Miranda Sowder has spent some long hours in the lab, doing two- or three-day long time series analyses of cell cultures, but she doesn’t seem to mind. “I really like how research gets me more interested in my class work, because it’s more of a real-life situation,” she says. “Having your courses and your research come together is really exciting. You learn a lot, especially in a small lab, and pretty much all of the labs here are small so I’ve learned a lot about experimental design, maintaining a lab, and training people.”

Miranda has spent four semesters and one summer working in Dr Marta Bechtel’s lab on a project trying to artificially engineer a cornea (the clear covering on the front of the eye). The lab has been looking at the effect of culturing cells from two different layers of the cornea, the epithelium and the stroma, together, instead of separately. They have found that “co-cultured” cells are slower to adopt the wound healing phenotype that can cause corneal scarring and blurred vision. 
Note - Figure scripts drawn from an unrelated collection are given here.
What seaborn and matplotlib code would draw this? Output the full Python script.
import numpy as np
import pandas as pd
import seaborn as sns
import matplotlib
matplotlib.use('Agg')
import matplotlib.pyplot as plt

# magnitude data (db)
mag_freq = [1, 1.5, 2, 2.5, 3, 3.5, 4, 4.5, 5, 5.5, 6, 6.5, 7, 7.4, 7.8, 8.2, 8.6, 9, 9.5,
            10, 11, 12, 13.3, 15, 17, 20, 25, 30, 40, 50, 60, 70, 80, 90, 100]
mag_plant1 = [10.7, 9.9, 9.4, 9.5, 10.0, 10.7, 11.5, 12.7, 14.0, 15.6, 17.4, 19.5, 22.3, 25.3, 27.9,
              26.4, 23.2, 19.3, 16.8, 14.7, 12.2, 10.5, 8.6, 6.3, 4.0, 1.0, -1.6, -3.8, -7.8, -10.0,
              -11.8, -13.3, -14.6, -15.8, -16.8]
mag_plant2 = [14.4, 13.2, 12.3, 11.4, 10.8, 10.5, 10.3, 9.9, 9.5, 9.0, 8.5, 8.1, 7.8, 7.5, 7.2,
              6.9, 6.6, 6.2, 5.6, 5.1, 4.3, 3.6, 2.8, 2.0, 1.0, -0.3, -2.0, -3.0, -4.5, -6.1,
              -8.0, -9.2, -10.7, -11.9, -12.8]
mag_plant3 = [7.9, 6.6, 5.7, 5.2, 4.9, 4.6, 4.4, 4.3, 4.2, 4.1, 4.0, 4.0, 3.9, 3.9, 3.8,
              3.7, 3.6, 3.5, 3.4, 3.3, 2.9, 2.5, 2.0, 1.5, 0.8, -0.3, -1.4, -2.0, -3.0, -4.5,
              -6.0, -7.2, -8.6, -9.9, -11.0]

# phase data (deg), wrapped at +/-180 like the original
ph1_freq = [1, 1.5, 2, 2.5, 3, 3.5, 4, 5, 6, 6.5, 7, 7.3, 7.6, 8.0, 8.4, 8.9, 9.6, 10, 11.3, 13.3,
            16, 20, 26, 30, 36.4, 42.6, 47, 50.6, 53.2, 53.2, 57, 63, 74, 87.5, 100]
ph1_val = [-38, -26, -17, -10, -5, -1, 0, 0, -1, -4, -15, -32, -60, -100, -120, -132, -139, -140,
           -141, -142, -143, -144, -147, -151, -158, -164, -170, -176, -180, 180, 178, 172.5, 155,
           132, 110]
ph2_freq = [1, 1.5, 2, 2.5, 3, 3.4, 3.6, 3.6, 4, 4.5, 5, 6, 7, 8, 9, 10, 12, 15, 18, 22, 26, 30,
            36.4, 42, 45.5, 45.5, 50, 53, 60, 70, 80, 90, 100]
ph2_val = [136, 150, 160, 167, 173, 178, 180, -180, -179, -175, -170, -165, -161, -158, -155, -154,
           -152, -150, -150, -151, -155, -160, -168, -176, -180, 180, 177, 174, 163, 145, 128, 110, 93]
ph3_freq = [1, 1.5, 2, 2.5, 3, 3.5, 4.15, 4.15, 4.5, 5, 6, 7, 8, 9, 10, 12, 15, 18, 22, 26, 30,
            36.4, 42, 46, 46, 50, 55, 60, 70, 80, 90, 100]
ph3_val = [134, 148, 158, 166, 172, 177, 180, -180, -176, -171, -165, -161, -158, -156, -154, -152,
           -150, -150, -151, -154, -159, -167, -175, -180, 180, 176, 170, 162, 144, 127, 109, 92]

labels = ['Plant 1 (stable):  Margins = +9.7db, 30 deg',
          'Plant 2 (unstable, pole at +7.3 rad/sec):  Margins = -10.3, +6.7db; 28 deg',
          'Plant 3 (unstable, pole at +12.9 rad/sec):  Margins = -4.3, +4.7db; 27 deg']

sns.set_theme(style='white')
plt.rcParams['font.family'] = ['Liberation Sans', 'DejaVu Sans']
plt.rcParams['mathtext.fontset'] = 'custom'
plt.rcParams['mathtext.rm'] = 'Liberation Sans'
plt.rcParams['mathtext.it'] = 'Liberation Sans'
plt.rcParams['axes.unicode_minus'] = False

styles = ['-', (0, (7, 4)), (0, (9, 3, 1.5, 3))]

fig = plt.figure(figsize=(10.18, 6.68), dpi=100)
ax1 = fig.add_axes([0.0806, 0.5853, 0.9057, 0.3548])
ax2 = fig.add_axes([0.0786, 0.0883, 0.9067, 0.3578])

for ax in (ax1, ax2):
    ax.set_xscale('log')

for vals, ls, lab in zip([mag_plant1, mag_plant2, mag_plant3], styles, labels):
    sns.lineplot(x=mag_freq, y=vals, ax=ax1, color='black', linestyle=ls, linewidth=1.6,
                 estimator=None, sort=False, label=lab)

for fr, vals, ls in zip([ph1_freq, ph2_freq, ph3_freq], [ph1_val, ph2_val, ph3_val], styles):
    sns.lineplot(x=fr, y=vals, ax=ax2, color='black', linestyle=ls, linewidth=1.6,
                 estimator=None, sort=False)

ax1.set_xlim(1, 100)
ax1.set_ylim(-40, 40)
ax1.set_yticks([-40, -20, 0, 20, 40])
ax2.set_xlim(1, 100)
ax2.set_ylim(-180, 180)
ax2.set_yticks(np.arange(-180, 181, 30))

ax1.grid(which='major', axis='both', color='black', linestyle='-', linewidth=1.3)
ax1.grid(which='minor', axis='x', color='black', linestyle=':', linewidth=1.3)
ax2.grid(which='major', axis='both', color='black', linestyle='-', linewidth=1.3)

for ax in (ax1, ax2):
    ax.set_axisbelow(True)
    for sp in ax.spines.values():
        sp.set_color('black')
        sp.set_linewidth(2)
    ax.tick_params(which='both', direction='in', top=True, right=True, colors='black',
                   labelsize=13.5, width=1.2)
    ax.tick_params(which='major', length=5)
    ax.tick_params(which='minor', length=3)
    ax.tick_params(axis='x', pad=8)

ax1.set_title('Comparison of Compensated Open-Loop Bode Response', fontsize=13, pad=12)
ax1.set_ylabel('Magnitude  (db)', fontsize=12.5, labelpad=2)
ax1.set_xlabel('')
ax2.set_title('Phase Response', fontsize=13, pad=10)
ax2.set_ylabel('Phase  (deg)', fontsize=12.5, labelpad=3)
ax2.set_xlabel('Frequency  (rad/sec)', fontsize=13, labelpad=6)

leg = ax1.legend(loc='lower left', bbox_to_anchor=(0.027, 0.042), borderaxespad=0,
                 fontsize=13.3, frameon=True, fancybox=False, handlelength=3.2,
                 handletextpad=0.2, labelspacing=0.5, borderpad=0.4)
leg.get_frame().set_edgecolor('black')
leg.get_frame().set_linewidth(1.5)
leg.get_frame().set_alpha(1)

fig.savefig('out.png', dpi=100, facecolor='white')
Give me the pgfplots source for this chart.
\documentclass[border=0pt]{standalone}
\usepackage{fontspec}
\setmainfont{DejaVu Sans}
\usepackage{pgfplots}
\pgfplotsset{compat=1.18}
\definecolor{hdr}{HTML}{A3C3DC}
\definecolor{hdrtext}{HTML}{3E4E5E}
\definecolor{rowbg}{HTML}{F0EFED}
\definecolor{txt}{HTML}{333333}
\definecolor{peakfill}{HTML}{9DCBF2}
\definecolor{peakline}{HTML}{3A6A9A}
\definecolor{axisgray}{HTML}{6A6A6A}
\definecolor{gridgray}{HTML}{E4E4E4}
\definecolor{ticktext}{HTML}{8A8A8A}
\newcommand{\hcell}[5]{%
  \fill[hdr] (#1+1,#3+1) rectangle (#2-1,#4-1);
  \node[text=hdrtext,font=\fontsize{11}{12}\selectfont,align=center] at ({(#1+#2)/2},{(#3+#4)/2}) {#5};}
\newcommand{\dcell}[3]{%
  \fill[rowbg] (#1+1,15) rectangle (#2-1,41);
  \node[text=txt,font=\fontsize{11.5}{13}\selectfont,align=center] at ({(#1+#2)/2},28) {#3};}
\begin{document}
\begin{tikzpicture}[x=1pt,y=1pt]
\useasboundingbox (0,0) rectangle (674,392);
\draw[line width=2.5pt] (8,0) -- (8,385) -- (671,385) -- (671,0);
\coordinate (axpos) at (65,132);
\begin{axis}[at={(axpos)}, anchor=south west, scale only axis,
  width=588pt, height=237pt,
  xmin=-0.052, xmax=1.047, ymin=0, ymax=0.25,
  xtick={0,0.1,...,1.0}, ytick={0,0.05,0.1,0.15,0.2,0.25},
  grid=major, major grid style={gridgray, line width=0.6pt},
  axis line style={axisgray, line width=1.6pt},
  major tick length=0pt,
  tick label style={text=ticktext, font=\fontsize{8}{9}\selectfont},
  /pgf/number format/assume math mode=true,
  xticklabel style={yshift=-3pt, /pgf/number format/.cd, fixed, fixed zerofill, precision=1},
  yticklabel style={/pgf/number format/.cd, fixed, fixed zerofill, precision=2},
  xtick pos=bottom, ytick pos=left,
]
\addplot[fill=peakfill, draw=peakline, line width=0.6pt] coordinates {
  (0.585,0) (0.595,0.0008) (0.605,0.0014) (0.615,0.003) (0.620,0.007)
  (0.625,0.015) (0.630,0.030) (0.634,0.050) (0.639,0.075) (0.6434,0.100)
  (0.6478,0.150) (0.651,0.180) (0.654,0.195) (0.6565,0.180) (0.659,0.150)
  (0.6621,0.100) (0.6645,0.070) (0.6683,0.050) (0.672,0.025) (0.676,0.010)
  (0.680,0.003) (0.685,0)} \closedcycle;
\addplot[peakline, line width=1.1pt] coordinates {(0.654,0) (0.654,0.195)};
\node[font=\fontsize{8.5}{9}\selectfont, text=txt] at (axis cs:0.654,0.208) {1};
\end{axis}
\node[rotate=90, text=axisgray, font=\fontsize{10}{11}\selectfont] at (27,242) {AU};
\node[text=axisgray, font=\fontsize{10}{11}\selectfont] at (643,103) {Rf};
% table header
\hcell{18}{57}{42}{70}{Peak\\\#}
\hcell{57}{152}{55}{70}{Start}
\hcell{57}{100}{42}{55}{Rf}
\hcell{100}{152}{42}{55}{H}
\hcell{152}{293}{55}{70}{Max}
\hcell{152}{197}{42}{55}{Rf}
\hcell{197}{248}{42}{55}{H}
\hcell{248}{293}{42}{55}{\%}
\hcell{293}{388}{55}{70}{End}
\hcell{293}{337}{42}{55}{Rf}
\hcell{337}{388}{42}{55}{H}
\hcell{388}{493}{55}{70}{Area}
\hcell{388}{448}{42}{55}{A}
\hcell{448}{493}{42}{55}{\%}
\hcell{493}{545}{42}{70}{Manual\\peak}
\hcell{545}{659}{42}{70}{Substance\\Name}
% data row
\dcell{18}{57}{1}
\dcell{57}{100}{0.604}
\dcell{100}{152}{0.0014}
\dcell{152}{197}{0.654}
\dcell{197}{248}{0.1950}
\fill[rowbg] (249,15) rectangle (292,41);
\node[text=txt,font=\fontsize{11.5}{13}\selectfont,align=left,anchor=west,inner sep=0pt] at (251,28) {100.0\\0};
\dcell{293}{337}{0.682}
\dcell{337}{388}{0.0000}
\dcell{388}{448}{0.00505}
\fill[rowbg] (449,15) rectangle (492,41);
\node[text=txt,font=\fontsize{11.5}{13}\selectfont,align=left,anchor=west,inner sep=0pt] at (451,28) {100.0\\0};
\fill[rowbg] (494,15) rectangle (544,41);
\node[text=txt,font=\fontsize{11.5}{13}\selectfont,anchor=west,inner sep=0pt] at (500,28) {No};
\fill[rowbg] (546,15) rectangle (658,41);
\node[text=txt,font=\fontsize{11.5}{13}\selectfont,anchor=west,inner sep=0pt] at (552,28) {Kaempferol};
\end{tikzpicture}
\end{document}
This could give scientists more time to work with them outside the tissue to create an artificial cornea. If they can figure out the signaling that happens between the cell layers, then it might be possible to minimize the scarring and hazing that occurs with damage to the cornea. While Miranda was working on this project, she noticed that many of the cultured cells were dying. Her project shifted to studying apoptosis and necrosis in the cells over time using fluorescence microscopy, and trying to find a protocol that will keep them alive. Finally, in her final semester, she has started to grow happy, healthy cells in culture, and she is happy knowing that her efforts will allow the project to keep going after she graduates.

Miranda has applied to and been accepted by several PhD programs. She says that doing undergraduate research really helped her grad school applications. “I think that really being able to explain my research helped a lot in the interviews,” she says.